» **Source records**
- - -

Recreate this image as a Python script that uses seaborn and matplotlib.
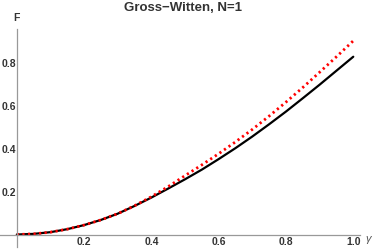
import matplotlib
matplotlib.use("Agg")
import matplotlib.pyplot as plt
import seaborn as sns
import pandas as pd
from matplotlib.ticker import MultipleLocator

# values
gamma = [0.0, 0.05, 0.1, 0.15, 0.2, 0.25, 0.3, 0.35, 0.4, 0.45, 0.5,
         0.55, 0.6, 0.65, 0.7, 0.75, 0.8, 0.85, 0.9, 0.95, 1.0]
f_exact = [0.0, 0.003, 0.011, 0.025, 0.044, 0.068, 0.097, 0.133, 0.172, 0.214, 0.257,
           0.302, 0.351, 0.402, 0.456, 0.513, 0.572, 0.634, 0.697, 0.762, 0.827]
f_approx = [0.0, 0.003, 0.011, 0.025, 0.044, 0.068, 0.097, 0.134, 0.176, 0.223, 0.274,
            0.324, 0.376, 0.431, 0.489, 0.551, 0.616, 0.684, 0.755, 0.827, 0.901]

df = pd.DataFrame({"gamma": gamma, "exact": f_exact, "approx": f_approx})

sns.set_style("white")
plt.rcParams["font.family"] = ["Liberation Sans", "DejaVu Sans"]

fig = plt.figure(figsize=(3.74, 2.49), dpi=100)
ax = fig.add_axes([0.0, 2 / 249, 360 / 374, 218 / 249])

sns.lineplot(data=df, x="gamma", y="exact", ax=ax, color="black", linewidth=1.6)
sns.lineplot(data=df, x="gamma", y="approx", ax=ax, color="red", linewidth=2.0,
             linestyle=(0, (0.8, 1.2)))

ax.set_xlim(-0.05, 1.02)
ax.set_ylim(-0.058, 0.956)

for side in ["top", "right"]:
    ax.spines[side].set_visible(False)
ax.spines["left"].set_position(("data", 0))
ax.spines["bottom"].set_position(("data", 0))
for side in ["left", "bottom"]:
    ax.spines[side].set_color("#999999")
    ax.spines[side].set_linewidth(0.9)

ax.xaxis.set_major_locator(MultipleLocator(0.2))
ax.xaxis.set_minor_locator(MultipleLocator(0.05))
ax.yaxis.set_major_locator(MultipleLocator(0.2))
ax.yaxis.set_minor_locator(MultipleLocator(0.05))
ax.tick_params(which="major", direction="in", length=4, width=0.8, color="#999999",
               labelsize=7.5, labelcolor="#333333", pad=1.5)
ax.tick_params(axis="y", which="major", pad=0.5)
ax.tick_params(which="minor", direction="in", length=2, width=0.6, color="#999999")
ax.set_xticks([0.2, 0.4, 0.6, 0.8, 1.0])
ax.set_xticklabels(["0.2", "0.4", "0.6", "0.8", "1.0"], fontweight="bold")
ax.set_yticks([0.2, 0.4, 0.6, 0.8])
ax.set_yticklabels(["0.2", "0.4", "0.6", "0.8"], fontweight="bold")

ax.set_xlabel("")
ax.set_ylabel("")
fig.text(16 / 374, 1 - 18 / 249, "F", ha="center", va="center", fontsize=7.5,
         fontweight="bold", color="#333333")
fig.text(368 / 374, 1 - 239 / 249, "γ", ha="center", va="center", fontsize=8,
         style="italic", color="#555555")
fig.text(183 / 374, 1 - 8 / 249, "Gross\u2212Witten, N=1", ha="center", va="center",
         fontsize=9.5, fontweight="bold", color="#333333")

fig.savefig("out.png", dpi=100)
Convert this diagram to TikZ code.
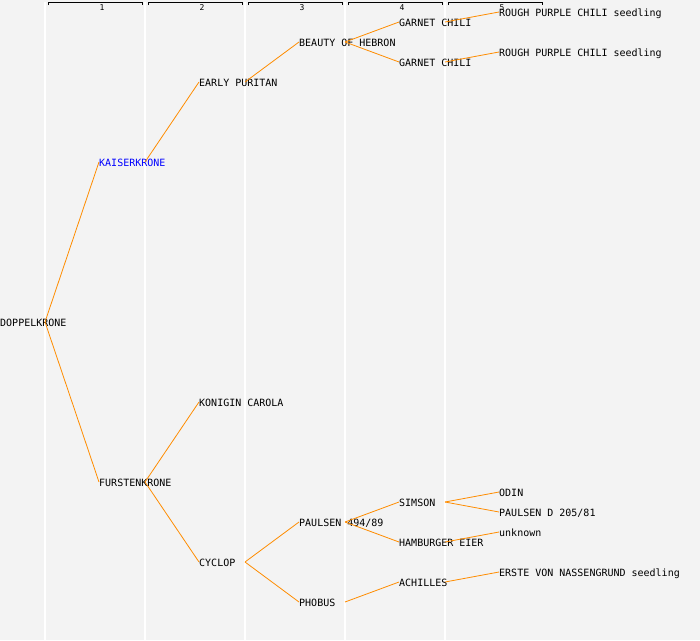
\documentclass[tikz,border=0pt]{standalone}
\usepackage{fontspec}
\setmonofont{DejaVu Sans Mono}
\usepackage{xcolor}
\definecolor{bgrey}{HTML}{F3F3F3}
\definecolor{lorange}{HTML}{FF8C00}

\begin{document}
\begin{tikzpicture}[x=1pt,y=-1pt,
  plant/.style={anchor=west,inner sep=0pt,text height=8pt,text depth=0pt,font=\ttfamily\fontsize{10}{10}\selectfont},
  link/.style={draw=lorange,line width=0.8pt},
  colnum/.style={inner sep=0pt,font=\ttfamily\fontsize{8}{8}\selectfont}]
\useasboundingbox (0,0) rectangle (700,640);
\fill[bgrey] (0,0) rectangle (700,640);
% column rules and header
\foreach \c in {1,...,5} {
  \draw[white,line width=1.2pt] (\c*100-55,2) -- (\c*100-55,640);
  \draw[black,line width=0.8pt] (\c*100-52,5) -- (\c*100-52,2) -- (\c*100+42,2) -- (\c*100+42,5);
  \node(col\c) [colnum] at (\c*100+2,8) {\c};
}
% generation 1
\node(dop) [plant] at (0,322) {DOPPELKRONE};
\coordinate (dop-o) at (45,322);
% generation 2
\node(kai) [plant,text=blue] at (99,162) {KAISERKRONE};
\coordinate (kai-o) at (145,162);
\node(fur) [plant] at (99,482) {FURSTENKRONE};
\coordinate (fur-o) at (145,482);
% generation 3
\node(ear) [plant] at (199,82) {EARLY PURITAN};
\coordinate (ear-o) at (245,82);
\node(kon) [plant] at (199,402) {KONIGIN CAROLA};
\node(cyc) [plant] at (199,562) {CYCLOP};
\coordinate (cyc-o) at (245,562);
% generation 4
\node(bea) [plant] at (299,42) {BEAUTY OF HEBRON};
\coordinate (bea-o) at (345,42);
\node(pau) [plant] at (299,522) {PAULSEN 494/89};
\coordinate (pau-o) at (345,522);
\node(pho) [plant] at (299,602) {PHOBUS};
\coordinate (pho-o) at (345,602);
% generation 5
\node(garA) [plant] at (399,22) {GARNET CHILI};
\coordinate (garA-o) at (445,22);
\node(garB) [plant] at (399,62) {GARNET CHILI};
\coordinate (garB-o) at (445,62);
\node(sim) [plant] at (399,502) {SIMSON};
\coordinate (sim-o) at (445,502);
\node(ham) [plant] at (399,542) {HAMBURGER EIER};
\coordinate (ham-o) at (445,542);
\node(ach) [plant] at (399,582) {ACHILLES};
\coordinate (ach-o) at (445,582);
% generation 6
\node(rouA) [plant] at (499,12) {ROUGH PURPLE CHILI seedling};
\node(rouB) [plant] at (499,52) {ROUGH PURPLE CHILI seedling};
\node(odi) [plant] at (499,492) {ODIN};
\node(pad) [plant] at (499,512) {PAULSEN D 205/81};
\node(unk) [plant] at (499,532) {unknown};
\node(ers) [plant] at (499,572) {ERSTE VON NASSENGRUND seedling};
% connectors
\draw[link] (dop-o) -- (kai.west);
\draw[link] (dop-o) -- (fur.west);
\draw[link] (kai-o) -- (ear.west);
\draw[link] (fur-o) -- (kon.west);
\draw[link] (fur-o) -- (cyc.west);
\draw[link] (ear-o) -- (bea.west);
\draw[link] (cyc-o) -- (pau.west);
\draw[link] (cyc-o) -- (pho.west);
\draw[link] (bea-o) -- (garA.west);
\draw[link] (bea-o) -- (garB.west);
\draw[link] (pau-o) -- (sim.west);
\draw[link] (pau-o) -- (ham.west);
\draw[link] (pho-o) -- (ach.west);
\draw[link] (garA-o) -- (rouA.west);
\draw[link] (garB-o) -- (rouB.west);
\draw[link] (sim-o) -- (odi.west);
\draw[link] (sim-o) -- (pad.west);
\draw[link] (ham-o) -- (unk.west);
\draw[link] (ach-o) -- (ers.west);
\end{tikzpicture}
\end{document}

- - -

» **Exercise goal**
Pictures are excluded; copy every other part of the records exactly.

» **Correct output**
Recreate this image as a Python script that uses seaborn and matplotlib.
import matplotlib
matplotlib.use("Agg")
import matplotlib.pyplot as plt
import seaborn as sns
import pandas as pd
from matplotlib.ticker import MultipleLocator

# values
gamma = [0.0, 0.05, 0.1, 0.15, 0.2, 0.25, 0.3, 0.35, 0.4, 0.45, 0.5,
         0.55, 0.6, 0.65, 0.7, 0.75, 0.8, 0.85, 0.9, 0.95, 1.0]
f_exact = [0.0, 0.003, 0.011, 0.025, 0.044, 0.068, 0.097, 0.133, 0.172, 0.214, 0.257,
           0.302, 0.351, 0.402, 0.456, 0.513, 0.572, 0.634, 0.697, 0.762, 0.827]
f_approx = [0.0, 0.003, 0.011, 0.025, 0.044, 0.068, 0.097, 0.134, 0.176, 0.223, 0.274,
            0.324, 0.376, 0.431, 0.489, 0.551, 0.616, 0.684, 0.755, 0.827, 0.901]

df = pd.DataFrame({"gamma": gamma, "exact": f_exact, "approx": f_approx})

sns.set_style("white")
plt.rcParams["font.family"] = ["Liberation Sans", "DejaVu Sans"]

fig = plt.figure(figsize=(3.74, 2.49), dpi=100)
ax = fig.add_axes([0.0, 2 / 249, 360 / 374, 218 / 249])

sns.lineplot(data=df, x="gamma", y="exact", ax=ax, color="black", linewidth=1.6)
sns.lineplot(data=df, x="gamma", y="approx", ax=ax, color="red", linewidth=2.0,
             linestyle=(0, (0.8, 1.2)))

ax.set_xlim(-0.05, 1.02)
ax.set_ylim(-0.058, 0.956)

for side in ["top", "right"]:
    ax.spines[side].set_visible(False)
ax.spines["left"].set_position(("data", 0))
ax.spines["bottom"].set_position(("data", 0))
for side in ["left", "bottom"]:
    ax.spines[side].set_color("#999999")
    ax.spines[side].set_linewidth(0.9)

ax.xaxis.set_major_locator(MultipleLocator(0.2))
ax.xaxis.set_minor_locator(MultipleLocator(0.05))
ax.yaxis.set_major_locator(MultipleLocator(0.2))
ax.yaxis.set_minor_locator(MultipleLocator(0.05))
ax.tick_params(which="major", direction="in", length=4, width=0.8, color="#999999",
               labelsize=7.5, labelcolor="#333333", pad=1.5)
ax.tick_params(axis="y", which="major", pad=0.5)
ax.tick_params(which="minor", direction="in", length=2, width=0.6, color="#999999")
ax.set_xticks([0.2, 0.4, 0.6, 0.8, 1.0])
ax.set_xticklabels(["0.2", "0.4", "0.6", "0.8", "1.0"], fontweight="bold")
ax.set_yticks([0.2, 0.4, 0.6, 0.8])
ax.set_yticklabels(["0.2", "0.4", "0.6", "0.8"], fontweight="bold")

ax.set_xlabel("")
ax.set_ylabel("")
fig.text(16 / 374, 1 - 18 / 249, "F", ha="center", va="center", fontsize=7.5,
         fontweight="bold", color="#333333")
fig.text(368 / 374, 1 - 239 / 249, "γ", ha="center", va="center", fontsize=8,
         style="italic", color="#555555")
fig.text(183 / 374, 1 - 8 / 249, "Gross\u2212Witten, N=1", ha="center", va="center",
         fontsize=9.5, fontweight="bold", color="#333333")

fig.savefig("out.png", dpi=100)
Convert this diagram to TikZ code.
\documentclass[tikz,border=0pt]{standalone}
\usepackage{fontspec}
\setmonofont{DejaVu Sans Mono}
\usepackage{xcolor}
\definecolor{bgrey}{HTML}{F3F3F3}
\definecolor{lorange}{HTML}{FF8C00}

\begin{document}
\begin{tikzpicture}[x=1pt,y=-1pt,
  plant/.style={anchor=west,inner sep=0pt,text height=8pt,text depth=0pt,font=\ttfamily\fontsize{10}{10}\selectfont},
  link/.style={draw=lorange,line width=0.8pt},
  colnum/.style={inner sep=0pt,font=\ttfamily\fontsize{8}{8}\selectfont}]
\useasboundingbox (0,0) rectangle (700,640);
\fill[bgrey] (0,0) rectangle (700,640);
% column rules and header
\foreach \c in {1,...,5} {
  \draw[white,line width=1.2pt] (\c*100-55,2) -- (\c*100-55,640);
  \draw[black,line width=0.8pt] (\c*100-52,5) -- (\c*100-52,2) -- (\c*100+42,2) -- (\c*100+42,5);
  \node(col\c) [colnum] at (\c*100+2,8) {\c};
}
% generation 1
\node(dop) [plant] at (0,322) {DOPPELKRONE};
\coordinate (dop-o) at (45,322);
% generation 2
\node(kai) [plant,text=blue] at (99,162) {KAISERKRONE};
\coordinate (kai-o) at (145,162);
\node(fur) [plant] at (99,482) {FURSTENKRONE};
\coordinate (fur-o) at (145,482);
% generation 3
\node(ear) [plant] at (199,82) {EARLY PURITAN};
\coordinate (ear-o) at (245,82);
\node(kon) [plant] at (199,402) {KONIGIN CAROLA};
\node(cyc) [plant] at (199,562) {CYCLOP};
\coordinate (cyc-o) at (245,562);
% generation 4
\node(bea) [plant] at (299,42) {BEAUTY OF HEBRON};
\coordinate (bea-o) at (345,42);
\node(pau) [plant] at (299,522) {PAULSEN 494/89};
\coordinate (pau-o) at (345,522);
\node(pho) [plant] at (299,602) {PHOBUS};
\coordinate (pho-o) at (345,602);
% generation 5
\node(garA) [plant] at (399,22) {GARNET CHILI};
\coordinate (garA-o) at (445,22);
\node(garB) [plant] at (399,62) {GARNET CHILI};
\coordinate (garB-o) at (445,62);
\node(sim) [plant] at (399,502) {SIMSON};
\coordinate (sim-o) at (445,502);
\node(ham) [plant] at (399,542) {HAMBURGER EIER};
\coordinate (ham-o) at (445,542);
\node(ach) [plant] at (399,582) {ACHILLES};
\coordinate (ach-o) at (445,582);
% generation 6
\node(rouA) [plant] at (499,12) {ROUGH PURPLE CHILI seedling};
\node(rouB) [plant] at (499,52) {ROUGH PURPLE CHILI seedling};
\node(odi) [plant] at (499,492) {ODIN};
\node(pad) [plant] at (499,512) {PAULSEN D 205/81};
\node(unk) [plant] at (499,532) {unknown};
\node(ers) [plant] at (499,572) {ERSTE VON NASSENGRUND seedling};
% connectors
\draw[link] (dop-o) -- (kai.west);
\draw[link] (dop-o) -- (fur.west);
\draw[link] (kai-o) -- (ear.west);
\draw[link] (fur-o) -- (kon.west);
\draw[link] (fur-o) -- (cyc.west);
\draw[link] (ear-o) -- (bea.west);
\draw[link] (cyc-o) -- (pau.west);
\draw[link] (cyc-o) -- (pho.west);
\draw[link] (bea-o) -- (garA.west);
\draw[link] (bea-o) -- (garB.west);
\draw[link] (pau-o) -- (sim.west);
\draw[link] (pau-o) -- (ham.west);
\draw[link] (pho-o) -- (ach.west);
\draw[link] (garA-o) -- (rouA.west);
\draw[link] (garB-o) -- (rouB.west);
\draw[link] (sim-o) -- (odi.west);
\draw[link] (sim-o) -- (pad.west);
\draw[link] (ham-o) -- (unk.west);
\draw[link] (ach-o) -- (ers.west);
\end{tikzpicture}
\end{document}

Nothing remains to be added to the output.